Erweisen sich dieselben jedoch als vortheilhaft, wie dies in Hollerich mit
Sicherheit erwartet wird, so ist dadurch die Möglichkeit geschaffen, noch eine bis
jetzt nicht verwendete sehr billige Sorte von Roheisen, welche nahezu in beliebig
groſsen Mengen erzeugt werden kann, auf Fluſseisen zu verarbeiten.
Ein eigenthümlicher Vorschlag wurde kürzlich von der Société
des Aciéries de Longwy in Longwy (D. R. P. Nr. 33316 vom 28. November 1884)

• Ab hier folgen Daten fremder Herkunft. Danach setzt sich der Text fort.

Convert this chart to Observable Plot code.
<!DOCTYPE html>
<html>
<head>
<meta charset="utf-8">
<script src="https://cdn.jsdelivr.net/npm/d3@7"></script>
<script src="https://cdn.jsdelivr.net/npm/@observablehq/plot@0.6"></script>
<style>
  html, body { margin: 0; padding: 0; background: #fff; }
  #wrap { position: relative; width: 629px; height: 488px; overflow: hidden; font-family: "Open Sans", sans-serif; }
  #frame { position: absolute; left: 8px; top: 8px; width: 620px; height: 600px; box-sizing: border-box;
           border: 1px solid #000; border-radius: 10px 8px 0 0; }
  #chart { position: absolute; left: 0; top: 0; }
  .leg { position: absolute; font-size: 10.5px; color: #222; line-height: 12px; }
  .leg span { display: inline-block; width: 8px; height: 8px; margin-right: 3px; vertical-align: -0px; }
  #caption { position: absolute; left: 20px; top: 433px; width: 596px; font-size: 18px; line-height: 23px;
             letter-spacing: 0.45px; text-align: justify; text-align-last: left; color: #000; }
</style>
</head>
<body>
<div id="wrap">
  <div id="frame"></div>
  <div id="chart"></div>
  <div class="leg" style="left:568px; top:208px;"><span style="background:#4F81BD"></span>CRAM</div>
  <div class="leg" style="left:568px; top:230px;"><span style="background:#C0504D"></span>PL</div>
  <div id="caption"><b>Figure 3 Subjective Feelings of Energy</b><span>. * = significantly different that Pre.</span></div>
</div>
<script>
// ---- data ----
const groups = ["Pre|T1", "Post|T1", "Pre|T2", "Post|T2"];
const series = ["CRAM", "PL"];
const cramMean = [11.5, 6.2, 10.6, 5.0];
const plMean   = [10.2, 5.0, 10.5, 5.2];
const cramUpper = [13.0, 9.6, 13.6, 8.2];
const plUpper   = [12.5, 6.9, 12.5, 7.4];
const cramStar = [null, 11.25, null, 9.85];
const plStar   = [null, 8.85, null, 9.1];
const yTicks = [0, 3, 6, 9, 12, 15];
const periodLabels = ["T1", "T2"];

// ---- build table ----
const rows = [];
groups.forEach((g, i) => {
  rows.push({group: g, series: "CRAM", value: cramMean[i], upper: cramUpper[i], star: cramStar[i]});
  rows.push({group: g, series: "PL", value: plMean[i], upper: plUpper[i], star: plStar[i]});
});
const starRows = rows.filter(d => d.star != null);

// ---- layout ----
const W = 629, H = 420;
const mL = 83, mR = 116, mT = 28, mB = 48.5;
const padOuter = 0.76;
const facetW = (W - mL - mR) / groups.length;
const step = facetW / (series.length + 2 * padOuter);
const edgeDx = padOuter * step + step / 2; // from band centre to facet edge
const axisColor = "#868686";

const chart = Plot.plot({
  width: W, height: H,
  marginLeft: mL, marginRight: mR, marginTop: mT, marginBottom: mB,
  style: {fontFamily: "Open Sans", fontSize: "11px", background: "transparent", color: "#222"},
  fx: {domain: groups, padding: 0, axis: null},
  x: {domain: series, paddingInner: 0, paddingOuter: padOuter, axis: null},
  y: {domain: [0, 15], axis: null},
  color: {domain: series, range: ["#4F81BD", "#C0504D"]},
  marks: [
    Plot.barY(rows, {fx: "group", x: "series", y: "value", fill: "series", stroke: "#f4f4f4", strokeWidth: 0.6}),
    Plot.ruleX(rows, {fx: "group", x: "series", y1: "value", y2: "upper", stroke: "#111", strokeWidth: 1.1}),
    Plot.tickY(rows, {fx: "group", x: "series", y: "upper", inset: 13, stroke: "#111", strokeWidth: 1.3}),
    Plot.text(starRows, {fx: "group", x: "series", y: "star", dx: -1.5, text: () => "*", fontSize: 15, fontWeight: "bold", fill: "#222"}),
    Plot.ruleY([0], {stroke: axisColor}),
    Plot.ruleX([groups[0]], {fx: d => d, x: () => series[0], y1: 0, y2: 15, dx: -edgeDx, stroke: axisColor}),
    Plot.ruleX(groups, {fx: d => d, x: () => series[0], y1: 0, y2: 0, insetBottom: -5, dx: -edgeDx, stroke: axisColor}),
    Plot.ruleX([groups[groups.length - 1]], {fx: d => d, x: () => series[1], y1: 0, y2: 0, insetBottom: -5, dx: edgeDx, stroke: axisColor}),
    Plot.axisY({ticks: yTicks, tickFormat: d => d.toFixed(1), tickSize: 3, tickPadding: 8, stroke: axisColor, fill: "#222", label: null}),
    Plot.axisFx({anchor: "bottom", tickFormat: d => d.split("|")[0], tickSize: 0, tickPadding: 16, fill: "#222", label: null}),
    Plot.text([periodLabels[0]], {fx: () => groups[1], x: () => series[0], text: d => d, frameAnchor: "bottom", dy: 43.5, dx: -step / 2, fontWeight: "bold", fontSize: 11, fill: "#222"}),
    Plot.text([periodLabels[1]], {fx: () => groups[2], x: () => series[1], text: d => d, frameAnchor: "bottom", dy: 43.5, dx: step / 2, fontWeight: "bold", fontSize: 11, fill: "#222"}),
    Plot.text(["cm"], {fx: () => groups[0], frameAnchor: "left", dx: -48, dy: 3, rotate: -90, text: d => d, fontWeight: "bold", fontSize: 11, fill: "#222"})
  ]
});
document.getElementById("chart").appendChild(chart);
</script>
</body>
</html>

gemacht; er bezieht sich auf ein Verfahren zur Darstellung
blasenfreien Fluſseisens durch die Verbindung des Bessemerprozesses mit
einem Herdflammverfahren. Bekanntlich enthält das in der Birne hergestellte
Fluſseisen Gase, welche aus Wasserstoff, Stickstoff, Kohlenoxyd und wenig
Kohlensäure bestehen (vgl. 1884 251 83). Nach Versuchen
in Longwy überwiegt beim basischen Fluſseisen der Wasserstoff, beim sauren
Fluſseisen aber das Kohlenoxyd. Den Grund sucht man darin, daſs bei ersterem die
Ausscheidung des Wasserstoffes und Stickstoffes aus seinen Verbindungen mit Eisen
durch das in groſsen Mengen im Bade gelöste Eisenoxyd stattfindet. Der freie Wasserstoff und Stickstoff werden dann von dem in
groſsen Mengen entweichenden Kohlenoxyde mechanisch mitgerissen. Demgemäſs muſs man
es zu ermöglichen versuchen, Wasserstoff und Stickstoff beim Nachblasen durch das
Eisenoxyd auszutreiben und das Kohlenoxyd abzuscheiden. In Longwy erreicht man
diesen doppelten Zweck dadurch, daſs man mit einer Gruppe von sauren oder basischen
Birnen eine derselben parallele Gruppe von Flammöfen mit saurem Herd verbindet. Man
erzeugt in der Birne ein Eisen, welches hinreichend überoxydirt ist, um in einer
entnommenen Probe augenscheinlich den rothbrüchigen Charakter eines Eisenoxyd in
genügender Menge aufgelöst enthaltenden Eisens zu zeigen. Bei saurem Futter muſs das
Verfahren bis über die Entkohlung hinaus fortgesetzt werden, ohne daſs man jedoch
dabei das Futter zu sehr angreifen läſst, und bei basischem Futter verlängert man
das Nachblasen bis über die völlige Entphosphorung hinaus. In beiden Fällen muſs man
an den Proben erkennen, daſs das Eisenbad eine genügende Menge von Eisenoxyd in
Lösung enthält, durch welches nun der Wasserstoff und Stickstoff aus dem Metallbade
ausgetrieben wird, indem es die weniger widerstandsfähigen Wasserstoff und
Stickstoffverbindungen zersetzt. Wasserstoff und Stickstoff finden sich dann gegen Ende des Verfahrens
nur noch in sehr geringen Mengen vor im Vergleiche zu der beträchtlichen Menge,
welche vor der Bildung der Oxyde während der Entkohlung vorhanden war.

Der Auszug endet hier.